A young housewife leaving the house one morning to go shopping, sees her husband’s legs sticking out from the crawl space under the house where he's working on a leaky pipe. She playfully reaches down and unzips his pants on her way to the car, giggling as she fishes the keys out of her purse. Returning home a few hours later, she's surprised to see that he is still under there, as she starts hefting the grocery bags into the kitchen. She nearly drops the bag when she finds her husband sitting at the breakfast nook, having a cup of coffee. “Pipe must be stuck tight,” he says. “The plumber’s still at it.” His wife runs outside just as the plumber is coming to. When he felt his zipper going down, he had raised his head to see what was going on, and knocked himself unconscious.
Or, how about this one?
A newlywed husband returns to the couple’s Winnebago after a round of golf. Throwing off his sweaty outfit, he takes a shower, then curls up on the fold-out bed for a short nap. Awakened by incessant honking, he wraps himself in a sheet and steps out the back door to see what the trouble is. Suddenly, the vehicle lurches away, snagging his sheet on the door latch and whisking it off him as his wife drives the Winnebago down the highway, leaving the young husband standing stark naked in the middle of a busy intersection near Phoenix, Arizona, with some explaining to do.
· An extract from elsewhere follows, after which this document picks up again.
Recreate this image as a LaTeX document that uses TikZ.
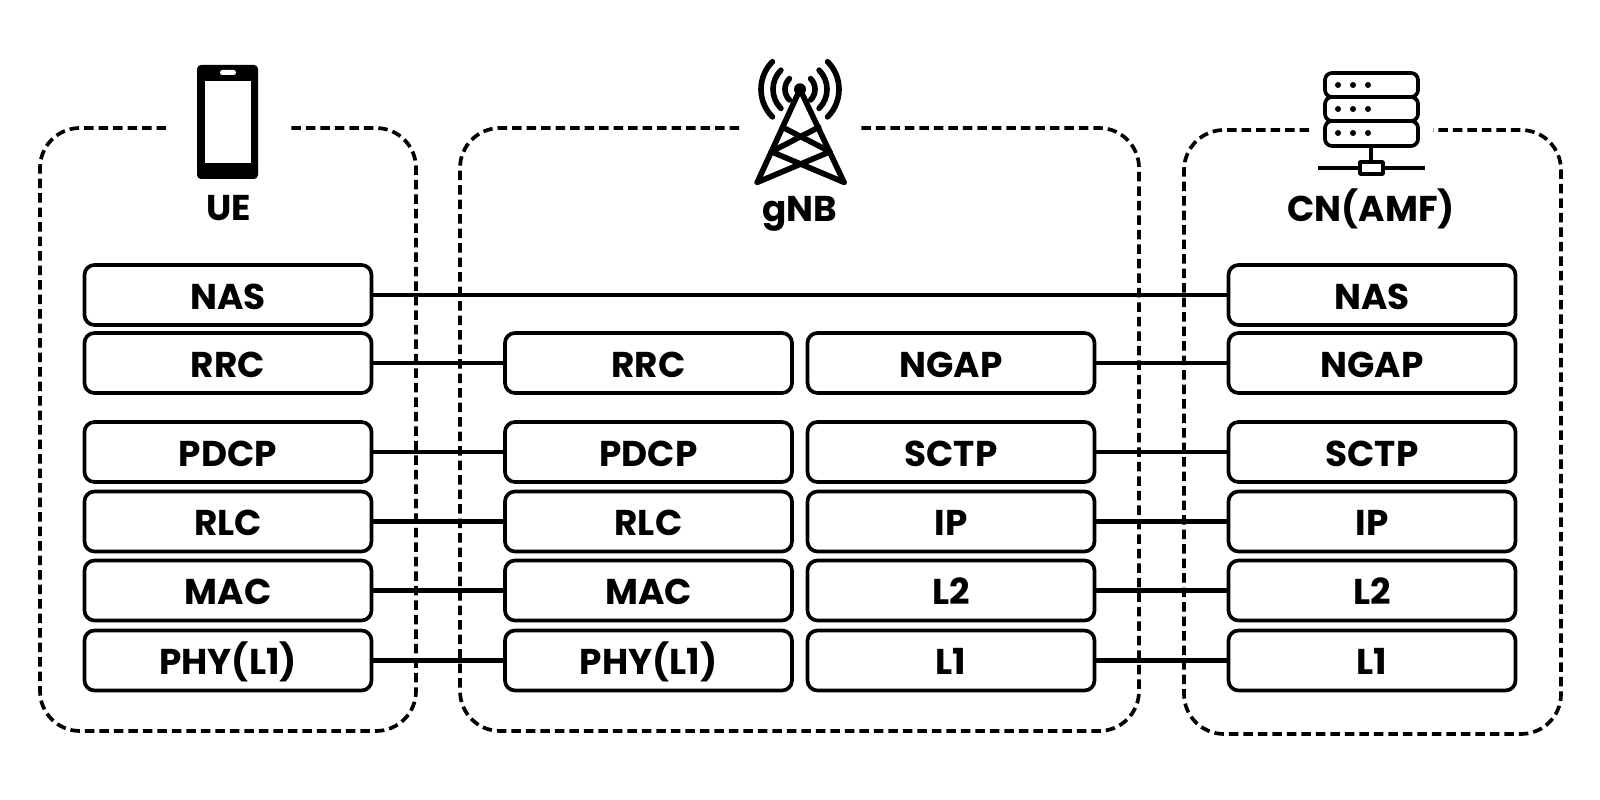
\documentclass[tikz,border=0pt]{standalone}
\usepackage{fontspec}
\setmainfont{Poppins}
\begin{document}
\begin{tikzpicture}[line join=round]
        \tikzstyle{layer}=[draw=black,rectangle,rounded corners=1mm,line width=1.05pt,minimum width=2.87cm,minimum height=0.60cm,font=\fontsize{10.2}{12}\selectfont\bfseries,inner sep=0pt,text height=2.9mm,text depth=0mm]
        \tikzstyle{title}=[font=\fontsize{10.2}{12}\selectfont\bfseries,inner sep=0pt,text height=2.9mm,text depth=0mm]
        \tikzstyle{edge}=[draw,line width=1.35pt]
        \tikzstyle{group}=[draw,line width=1.05pt,dash pattern=on 0.95mm off 0.5mm,rounded corners=4mm]
        \tikzstyle{icon}=[draw,line width=1.6pt,line cap=round]
        \tikzstyle{server}=[draw,line width=1.05pt,rounded corners=0.7mm]
       \useasboundingbox (0,0) rectangle (16,8);
       \begin{scope}
         \draw [group] (1.66,6.72) -- (0.40,6.72) -- (0.40,0.69) -- (4.16,0.69) -- (4.16,6.72) -- (2.90,6.72);
         \draw [group] (7.39,6.72) -- (4.60,6.72) -- (4.60,0.69) -- (11.39,0.69) -- (11.39,6.72) -- (8.61,6.72);
         \draw [group] (13.09,6.70) -- (11.84,6.70) -- (11.84,0.66) -- (15.61,0.66) -- (15.61,6.70) -- (14.33,6.70);
        \end{scope}
       \begin{scope}
         \node [layer] (ue1) at (2.28,5.05) {NAS};
         \node [layer] (ue2) at (2.28,4.37) {RRC};
         \node [layer] (ue3) at (2.28,3.48) {PDCP};
         \node [layer] (ue4) at (2.28,2.785) {RLC};
         \node [layer] (ue5) at (2.28,2.095) {MAC};
         \node [layer] (ue6) at (2.28,1.395) {PHY(L1)};

         \node [layer] (ran2) at (6.485,4.37) {RRC};
         \node [layer] (ran3) at (6.485,3.48) {PDCP};
         \node [layer] (ran4) at (6.485,2.785) {RLC};
         \node [layer] (ran5) at (6.485,2.095) {MAC};
         \node [layer] (ran6) at (6.485,1.395) {PHY(L1)};

         \node [layer] (ng2) at (9.51,4.37) {NGAP};
         \node [layer] (ng3) at (9.51,3.48) {SCTP};
         \node [layer] (ng4) at (9.51,2.785) {IP};
         \node [layer] (ng5) at (9.51,2.095) {L2};
         \node [layer] (ng6) at (9.51,1.395) {L1};

         \node [layer] (cn1) at (13.72,5.05) {NAS};
         \node [layer] (cn2) at (13.72,4.37) {NGAP};
         \node [layer] (cn3) at (13.72,3.48) {SCTP};
         \node [layer] (cn4) at (13.72,2.785) {IP};
         \node [layer] (cn5) at (13.72,2.095) {L2};
         \node [layer] (cn6) at (13.72,1.395) {L1};

         \path[edge] (ue1) edge (cn1);
         \path[edge] (ue2) edge (ran2);
         \path[edge] (ue3) edge (ran3);
         \path[edge] (ue4) edge (ran4);
         \path[edge] (ue5) edge (ran5);
         \path[edge] (ue6) edge (ran6);

         \path[edge] (ng2) edge (cn2);
         \path[edge] (ng3) edge (cn3);
         \path[edge] (ng4) edge (cn4);
         \path[edge] (ng5) edge (cn5);
         \path[edge] (ng6) edge (cn6);

         \node [title] (uetitle) at (2.29,5.94) {UE};
         \node [title] (rantitle) at (8.00,5.93) {gNB};
         \node [title] (cntitle) at (13.71,5.93) {CN(AMF)};
        \end{scope}
       % phone
       \begin{scope}
         \fill [rounded corners=0.4mm] (1.97,7.35) rectangle (2.58,6.21);
         \fill [white] (2.05,7.19) rectangle (2.51,6.37);
         \fill [white,rounded corners=0.25mm] (2.20,7.30) rectangle (2.36,7.25);
        \end{scope}
       % tower
       \begin{scope}
         \fill (8.00,7.107) circle (0.06);
         \path[icon] (7.573,6.177) -- (8.00,7.107) -- (8.44,6.177);
         \path[icon] (7.827,6.727) -- (8.30,6.483) -- (7.573,6.177);
         \path[icon] (8.187,6.727) -- (7.713,6.483) -- (8.44,6.177);
         \path[icon] (8.00,7.107) ++(135:0.39) arc (135:225:0.39);
         \path[icon] (8.00,7.107) ++(135:0.27) arc (135:225:0.27);
         \path[icon] (8.00,7.107) ++(135:0.15) arc (135:225:0.15);
         \path[icon] (8.00,7.107) ++(45:0.39) arc (45:-45:0.39);
         \path[icon] (8.00,7.107) ++(45:0.27) arc (45:-45:0.27);
         \path[icon] (8.00,7.107) ++(45:0.15) arc (45:-45:0.15);
        \end{scope}
       % server
       \begin{scope}
         \path[server] (13.25,7.27) rectangle (14.18,7.03);
         \path[server] (13.25,7.03) rectangle (14.18,6.79);
         \path[server] (13.25,6.79) rectangle (14.18,6.54);
         \fill (13.38,7.15) circle (0.03);
         \fill (13.53,7.15) circle (0.03);
         \fill (13.68,7.15) circle (0.03);
         \fill (13.38,6.91) circle (0.03);
         \fill (13.53,6.91) circle (0.03);
         \fill (13.68,6.91) circle (0.03);
         \fill (13.38,6.67) circle (0.03);
         \fill (13.53,6.67) circle (0.03);
         \fill (13.68,6.67) circle (0.03);
         \draw [line width=1.05pt] (13.71,6.54) -- (13.71,6.38);
         \draw [line width=1.05pt] (13.18,6.32) -- (14.25,6.32);
         \draw [line width=1.05pt,fill=white] (13.60,6.38) rectangle (13.83,6.26);
        \end{scope}
      \end{tikzpicture}
\end{document}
I heard both of these stories decades ago from a young woman who explained that she had been told them by a friend. The events had not happened to her friend, but to a couple of her friend’s acquaintances. It is doubtful that the events ever really happened to anyone, yet thousands of people across America know the stories. They should translate well into other languages, so by now, they have probably been shared with millions around the world.
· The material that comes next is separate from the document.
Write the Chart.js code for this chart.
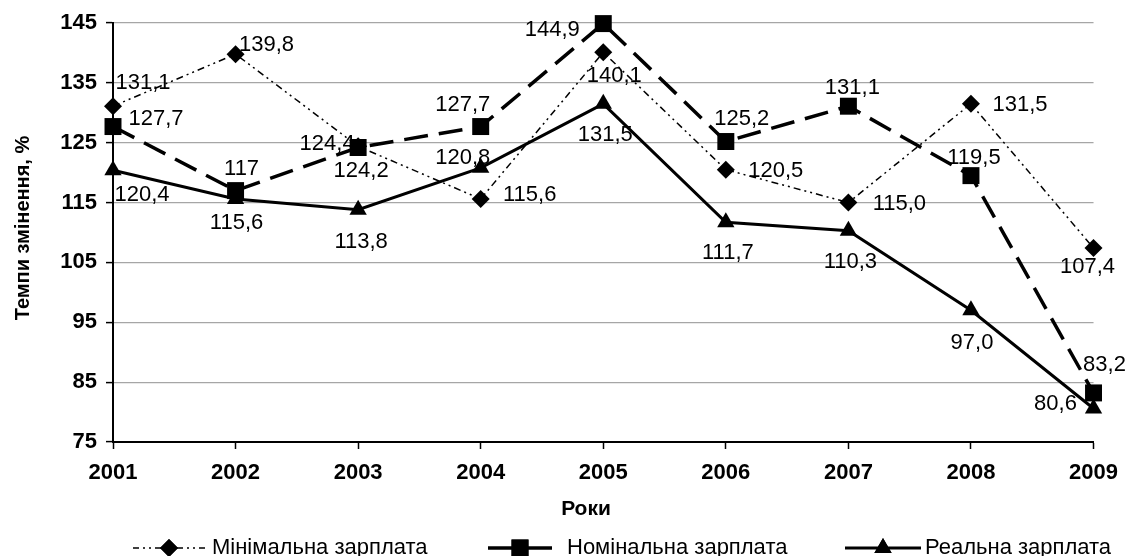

Both contain the essence of the urban legend. They can be about amusing, shocking, even grisly matters (Heard the one about an icy bathtub in Vegas and a pair of missing kidneys?), which involve, not anyone we know personally, but a stranger or a friend of a friend. When I first read the story of “Rawhide," which I’ve written about before at length (See “Dark and Bloody Tales”), I recognized the signs, and had my doubts that there was any truth behind it.
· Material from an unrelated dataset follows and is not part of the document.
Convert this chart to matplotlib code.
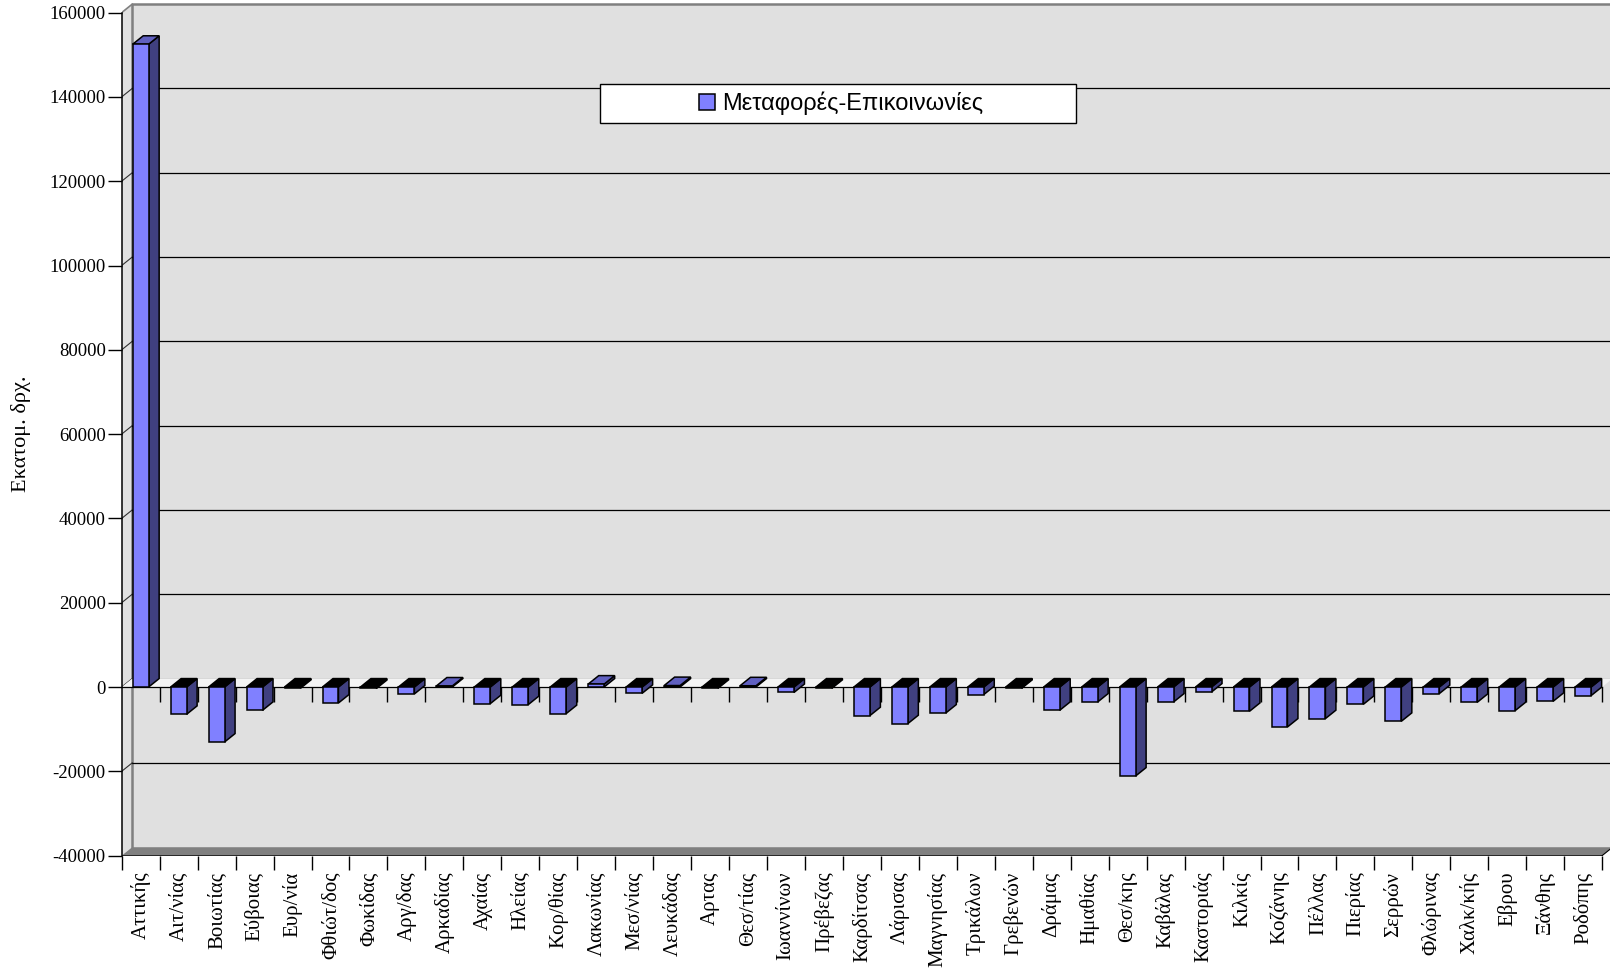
import matplotlib
matplotlib.use("Agg")
import matplotlib.pyplot as plt
from matplotlib.patches import Polygon, Rectangle

plt.rcParams['font.family'] = ['Liberation Serif', 'DejaVu Serif']
plt.rcParams['axes.unicode_minus'] = False

# Νομοί και μεταβολή (εκατομ. δρχ.)
regions = ["Αττικής", "Αιτ/νίας", "Βοιωτίας", "Εύβοιας", "Ευρ/νία", "Φθιώτ/δος",
           "Φωκίδας", "Αργ/δας", "Αρκαδίας", "Αχαίας", "Ηλείας", "Κορ/θίας",
           "Λακωνίας", "Μεσ/νίας", "Λευκάδας", "Αρτας", "Θεσ/τίας", "Ιωαννίνων",
           "Πρέβεζας", "Καρδίτσας", "Λάρισας", "Μαγνησίας", "Τρικάλων", "Γρεβενών",
           "Δράμας", "Ημαθίας", "Θεσ/κης", "Καβάλας", "Καστοριάς", "Κιλκίς",
           "Κοζάνης", "Πέλλας", "Πιερίας", "Σερρών", "Φλώρινας", "Χαλκ/κής",
           "Εβρου", "Ξάνθης", "Ροδόπης"]
values = [152500, -6480, -13050, -5530, -300, -3800,
          -350, -1650, 250, -3950, -4180, -6310,
          700, -1500, 350, -300, 300, -1300,
          -300, -6790, -8690, -6170, -1800, -300,
          -5530, -3560, -21120, -3560, -1190, -5770,
          -9490, -7500, -4110, -8140, -1570, -3630,
          -5600, -3390, -2040]
series_name = "Μεταφορές-Επικοινωνίες"
yticks = [-40000, -20000, 0, 20000, 40000, 60000, 80000, 100000, 120000, 140000, 160000]

n = len(regions)
ymin, ymax = -40000, 160000
dx, dy = 0.2766, 2000          # depth offset of the 3d box (x in categories, y in value units)
width = 0.42

front = "#8080ff"
side = "#404080"
top = "#6060c0"
wall = "#e0e0e0"
floor_col = "#808080"

fig = plt.figure(figsize=(16.1, 9.68), dpi=100)
ax = fig.add_axes([121.7 / 1610, 1 - 855.6 / 968, 1 - 121.7 / 1610, 855.6 / 968])
ax.set_xlim(0, (1610 - 121.7) / 37.96)
ax.set_ylim(ymin, ymax + 12.6 * 20000 / 84.3)
ax.patch.set_visible(False)

# back wall and its border
ax.add_patch(Polygon([(dx, ymin + dy), (n + dx, ymin + dy), (n + dx, ymax + dy), (dx, ymax + dy)],
                     closed=True, facecolor=wall, edgecolor="none", zorder=0))
ax.plot([dx, dx, n + dx], [ymin + dy, ymax + dy, ymax + dy], color=floor_col, lw=1.8, zorder=1)

# left wall
ax.add_patch(Polygon([(0, ymin), (0, ymax), (dx, ymax + dy), (dx, ymin + dy)],
                     closed=True, facecolor=wall, edgecolor="none", zorder=0))
ax.plot([0, dx], [ymax, ymax + dy], color=floor_col, lw=1.2, zorder=1)

# gridlines on the back wall and the small diagonals on the side wall
for v in yticks[1:-1]:
    ax.plot([dx, n + dx], [v + dy, v + dy], color="black", lw=0.9, zorder=1)
for v in yticks[1:-1]:
    ax.plot([0, dx], [v, v + dy], color="#303030", lw=0.8, zorder=1)

# floor
ax.add_patch(Polygon([(0, ymin), (n, ymin), (n + dx, ymin + dy), (dx, ymin + dy)],
                     closed=True, facecolor=floor_col, edgecolor="none", zorder=1))
ax.plot([0, n], [ymin, ymin], color="black", lw=1.1, zorder=2)
ax.plot([n, n + dx], [ymin, ymin + dy], color="black", lw=0.8, zorder=2)

# plane at zero with its category ticks
ax.add_patch(Polygon([(0, 0), (n, 0), (n + dx, dy), (dx, dy)],
                     closed=True, facecolor="#f4f4f4", edgecolor="none", zorder=1))
ax.plot([0, n], [0, 0], color="black", lw=0.9, zorder=2)
ax.vlines(range(1, n + 1), -3560, 0, color="black", lw=1.0, zorder=2)

# front faces of the columns
xs = [i + 0.5 for i in range(n)]
bars = ax.bar(xs, values, width=width, color=front, edgecolor="black", linewidth=1.1,
              zorder=4, label=series_name)

# side and top faces
for x, v in zip(xs, values):
    x0, x1 = x - width / 2, x + width / 2
    ax.add_patch(Polygon([(x1, 0), (x1 + dx, dy), (x1 + dx, v + dy), (x1, v)], closed=True,
                         facecolor=side, edgecolor="black", lw=1.1, zorder=3))
    h = max(v, 0)
    ax.add_patch(Polygon([(x0, h), (x1, h), (x1 + dx, h + dy), (x0 + dx, h + dy)], closed=True,
                         facecolor=top if v > 0 else "black", edgecolor="black", lw=1.1, zorder=3))

# axes, ticks and labels
for s in ["top", "right", "bottom"]:
    ax.spines[s].set_visible(False)
ax.spines["left"].set_bounds(ymin, ymax)
ax.spines["left"].set_linewidth(1.1)

ax.set_yticks(yticks)
ax.set_yticklabels([str(v) for v in yticks])
ax.tick_params(axis="y", direction="out", length=10, width=1.0, pad=1.5, labelsize=13.5)

ax.set_xticks(range(n + 1))
ax.set_xticklabels([])
ax.set_xticks(xs, minor=True)
ax.set_xticklabels(regions, minor=True, rotation=90, va="top", ha="center")
ax.tick_params(axis="x", which="major", direction="out", length=10, width=1.0)
ax.tick_params(axis="x", which="minor", length=0, pad=11.5, labelsize=15)

fig.text(21 / 1610, 1 - 434 / 968, "Εκατομ. δρχ.", rotation=90, ha="center", va="center", fontsize=16)

# legend box
fig.patches.append(Rectangle((600 / 1610, 1 - 122.7 / 968), 475.7 / 1610, 38.7 / 968,
                             transform=fig.transFigure, facecolor="white", edgecolor="black",
                             lw=1.0, zorder=5))
leg = fig.legend(handles=[bars], loc="center", bbox_to_anchor=(841 / 1610, 1 - 103.4 / 968),
                 frameon=False, prop={"family": "Liberation Sans", "size": 17},
                 handlelength=0.68, handleheight=0.68, handletextpad=0.3, borderpad=0)
leg.set_zorder(6)

fig.savefig("out.png", dpi=100)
One sure sign is the lack of names, except for a geographical feature named “Rawhide Creek,” or “Rawhide Butte,” or something similar, to commemorate the gory incident. A few years ago when I was collecting various renditions of the legend, I was surprised to find one from a fairly well-known frontier scout who was able to put a name to the victim of Indian vengeance. He also knew which wagon train the young silversmith was traveling with, what month the killing happened, and could even name the train's wagon master. Too much detail turns out to be the hallmark of embroidery by a practiced liar, which the scout was also known to be.
In his book “Indians and Emigrants: Encounters on the Overland Trails,” Michael L. Tate describes what he thought might be the earliest example of the legend, in a letter written in 1853 by Calvin B. West to his children in Defiance, Ohio. Like Calvin West’s and Thomas Lovewell's, most versions were passed along without embellishment by people who truly believed what they had heard. Tate cites a case of one narrator who he thought had gone too far: “Helen Clark, traveling the Elkhorn River route in 1860, reported the event in her diary not as a trail story but as if she had actually witnessed the bloody episode.” I trusted Tate, and even went a step further in an early version of my own book, describing Clark scribbling the event in her trail journal as if the screams of the victim were still ringing in her ears. Fortunately, I found a used copy of Helen Clark’s published diary and can affirm that the young traveler did no such thing.
There have been six squaws of the Pawnee tribe killed by Siouxs with whom they are at war, and the folks are afraid to have us girls and children go out of camp. There was also a white man who boasted that he would kill the first Indian he saw, he soon had an opportunity of fulfilling his boast as they soon saw a squaw & he shot her as he would a wild animal & the Indians came on and demanded the fellow to be given up and they had to do it and the Indians skinned him alive.
After a careful second reading it becomes clear that Helen Clark was merely relating a story she had heard about a man being skinned alive, much like the warning from adults with her train about six dead Pawnee squaws. She hadn’t watched Sioux warriors kill the Pawnee women, and she didn’t claim to have witnessed the hapless traveler being flayed. After all, a wagon train was a city on wheels, a traveling town a mile long and twenty feet wide. She had not yet heard the term, but Helen Clark was passing along an urban legend.
Since this is an addendum to “Dark and Bloody Tales,” the website's single most-read entry, I thought of giving it a suggestive title. The popularity of that earlier blog is about to be exceeded by “Amply-Endowed Data,” which was named as a light-hearted experiment, to find out if that alone could lure people to the page. It could, and it did. “Naked In Phoenix” sounded about right for this one, but in the end I decided against it. The boys in Ukraine have enough on their minds right now.